Together, Castle and Ken came up with a design that fit the actor perfectly. Castle has a special relationship with his 17-year-old cat, so Ken was able to work the cat’s face into the face of the Daruma. But the part of the tattoo that is most impressive isn’t anything Ken added himself, it’s the way he was able to organically work around one of Castle’s existing tattoos—a cartoon portrait of his late father.
“My dad died, and he hated tattoos, so he would have hated this,” Castle says of the tattoo on his chest. “Basically, my dad died very suddenly. And one of my close high school friends, his dad also died suddenly, so when we were hanging out around the funeral I did a doodle of my dad.
“I was talking about how he was such a hardass for my whole life,” he continues. “Very regimented, very serious and very humorless. Then in the last three or four years of his life he was suddenly really nice and easygoing. I was very skeptical of it because it was so strange to me.”
The two friends went back and forth for a while, each drawing caricatures of Castle’s dad. One of the caricatures drawn by his friend ended up becoming a tattoo, sitting on his chest, with the phrase “I’m bored of being mad.” It is a perfect tribute, encapsulating different aspects of his father, so it makes sense Castle wanted to work around the piece. “When I was getting this new tattoo and they started to do it over that tattoo, or sort of incorporating that tattoo,” Castle explains, “I hadn’t really told Lauren about it yet. She said she always felt like that spot wasn’t done. Which was an interesting thing, cause I was like, ‘I thought it was done.’ But then this happened.”

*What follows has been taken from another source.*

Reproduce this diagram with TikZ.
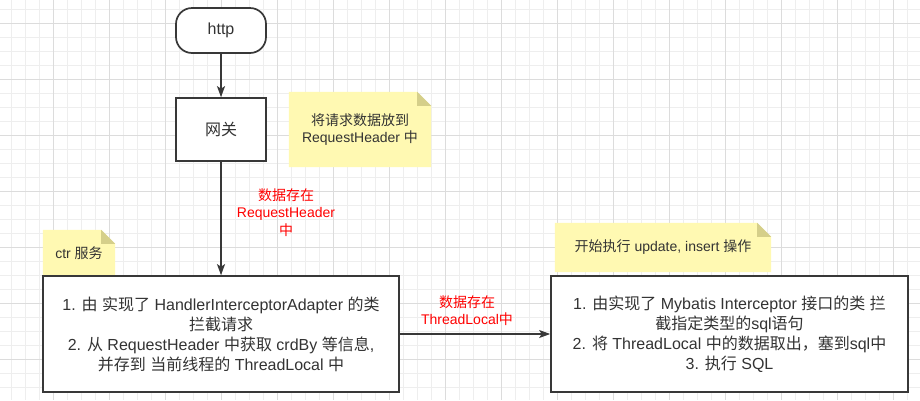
\documentclass[tikz,border=0pt]{standalone}
\usepackage{fontspec}
\setmainfont{Liberation Sans}
\newfontfamily\cjkfont{Noto Sans CJK SC}
\XeTeXinterchartokenstate=1
\newXeTeXintercharclass\cjkclass
\count255="4E00
\loop
  \XeTeXcharclass\count255=\cjkclass
  \advance\count255 by 1
\ifnum\count255<"A000 \repeat
\XeTeXcharclass"FF0C=\cjkclass
\XeTeXinterchartoks 0 \cjkclass={\cjkfont}
\XeTeXinterchartoks 4095 \cjkclass={\cjkfont}
\XeTeXinterchartoks \cjkclass 0={\rmfamily}
\XeTeXinterchartoks \cjkclass 4095={\rmfamily}
\usetikzlibrary{arrows.meta}
\definecolor{linegrey}{HTML}{383838}
\definecolor{textgrey}{HTML}{333333}
\definecolor{remarkred}{HTML}{FF0000}
\definecolor{notefill}{HTML}{FFF9B2}
\definecolor{notefold}{HTML}{D5CF8A}
\definecolor{gridminor}{HTML}{EEEEEE}
\definecolor{gridmajor}{HTML}{DCDCDC}
\pgfdeclarelayer{background}
\pgfsetlayers{background,main}
\tikzstyle{process}=[draw=linegrey, line width=1.7pt, fill=white, text=textgrey, align=center, inner sep=0pt, font=\fontsize{16}{20}\selectfont]
\tikzstyle{terminal}=[process, rounded corners=16pt]
\tikzstyle{memo}=[text=textgrey, align=center, inner sep=0pt, font=\fontsize{14}{17.5}\selectfont]
\tikzstyle{remark}=[text=remarkred, align=center, inner sep=0pt, font=\fontsize{14}{17.5}\selectfont]
\tikzstyle{flow}=[draw=linegrey, line width=1.7pt, -{Stealth[length=11pt, width=8pt, inset=2.5pt]}]

\begin{document}
\begin{tikzpicture}[x=1pt, y=-1pt]
      \useasboundingbox (0, 0) rectangle (920, 400);

      \node[terminal, minimum width=90, minimum height=45] (http_start) at (221, 30.5) {http};
      \node[process, minimum width=90, minimum height=63] (gateway) at (221, 129.5) {网关};
      \node[process, minimum width=356, minimum height=116] (ctr_box) at (221, 334)
        {1. 由 实现了 HandlerInterceptorAdapter 的类\\拦截请求\\2. 从 RequestHeader 中获取 crdBy 等信息,\\并存到 当前线程的 ThreadLocal 中};
      \node[process, minimum width=357, minimum height=116] (sql_box) at (729.5, 334)
        {1. 由实现了 Mybatis Interceptor 接口的类 拦\\截指定类型的sql语句\\2. 将 ThreadLocal 中的数据取出，塞到sql中\\3. 执行 SQL};

      \node[memo, minimum width=142, minimum height=75] (note_header) at (360, 129.5) {将请求数据放到\\RequestHeader 中};
      \node[memo, minimum width=72, minimum height=46] (note_ctr) at (79, 253) {ctr 服务};
      \node[memo, minimum width=216, minimum height=49] (note_sql) at (663, 247.5) {开始执行 update, insert 操作};

      \node[remark] (label_header) at (286, 212.5) {数据存在\\RequestHeader\\中};
      \node[remark] (label_local) at (467, 310.5) {数据存在\\ThreadLocal中};

      \draw[flow] (http_start) -- (gateway);
      \draw[flow] (gateway) -- (ctr_box);
      \draw[flow, line width=1.1pt] (ctr_box) -- (sql_box);

      \begin{pgfonlayer}{background}
        \foreach \i in {0,...,65}
          \draw[gridminor, line width=0.8pt] (11.67+14*\i, 0) -- ++(0, 400);
        \foreach \j in {0,...,28}
          \draw[gridminor, line width=0.8pt] (0, 9.33+14*\j) -- ++(920, 0);
        \foreach \i in {0,...,16}
          \draw[gridmajor, line width=0.8pt] (53.67+56*\i, 0) -- ++(0, 400);
        \foreach \j in {0,...,6}
          \draw[gridmajor, line width=0.8pt] (0, 23.33+56*\j) -- ++(920, 0);
        \foreach \n in {note_header, note_ctr, note_sql} {
          \fill[notefill] (\n.south west) -- (\n.north west) -- ([xshift=-14pt]\n.north east)
            -- ([yshift=-14pt]\n.north east) -- (\n.south east) -- cycle;
          \fill[notefold] ([xshift=-14pt]\n.north east) -- ([yshift=-14pt]\n.north east)
            -- ([xshift=-14pt, yshift=-14pt]\n.north east) -- cycle;
        }
      \end{pgfonlayer}
    \end{tikzpicture}
\end{document}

Prior to getting this piece, Castle had never had to sit for multiple tattoo sessions. So while he has grown accustomed to the pain from getting tattooed—his first tattoo was on his knee cap—the endurance required for long sessions was new to him. Add in to this the fact that his tattooer doesn’t speak a ton of English and Castle doesn’t speak a ton of Japanese, and some things got lost in translation.
“We were doing this one part on my clavicle and it really hurt,” he says. “I really wanted to keep taking breaks, but I didn’t know how to say, ‘I want to take a break.’ I knew how to say, ‘I want to take a drink of water’ or ‘I want to have lunch.’ It was this funny, kind of embarrassing thing where I kept thinking, ‘What’s something you know how to say that’s valid right now?’ I would fake drinking water because I kept saying I wanted water. I grabbed my water bottle and I’m shaking, in pain, but I’m like, ‘Sip the water, man. It’s what you wanted, it’s what you said.’”
In the end, Castle stayed hydrated and got the tattoo he’d been dreaming about. He has a permanent reminder of not just his love of Japanese culture, but the first trip he took to Tokyo, the reading and learning he did in order to “earn” the Daruma doll, and the many hours he spent with his artist getting the piece. Saying Castle is enthused about how things came out would be an understatement.
“It immediately became my favorite tattoo,” he says. “It is the first time with a tattoo where I can’t stop staring at it. While I’m doing my nighttime routine, winding down for bed, I’ll just go, ‘Oh yeah, I should look at that. Japan and Japanese culture is something I can’t believe I love as much as I do.”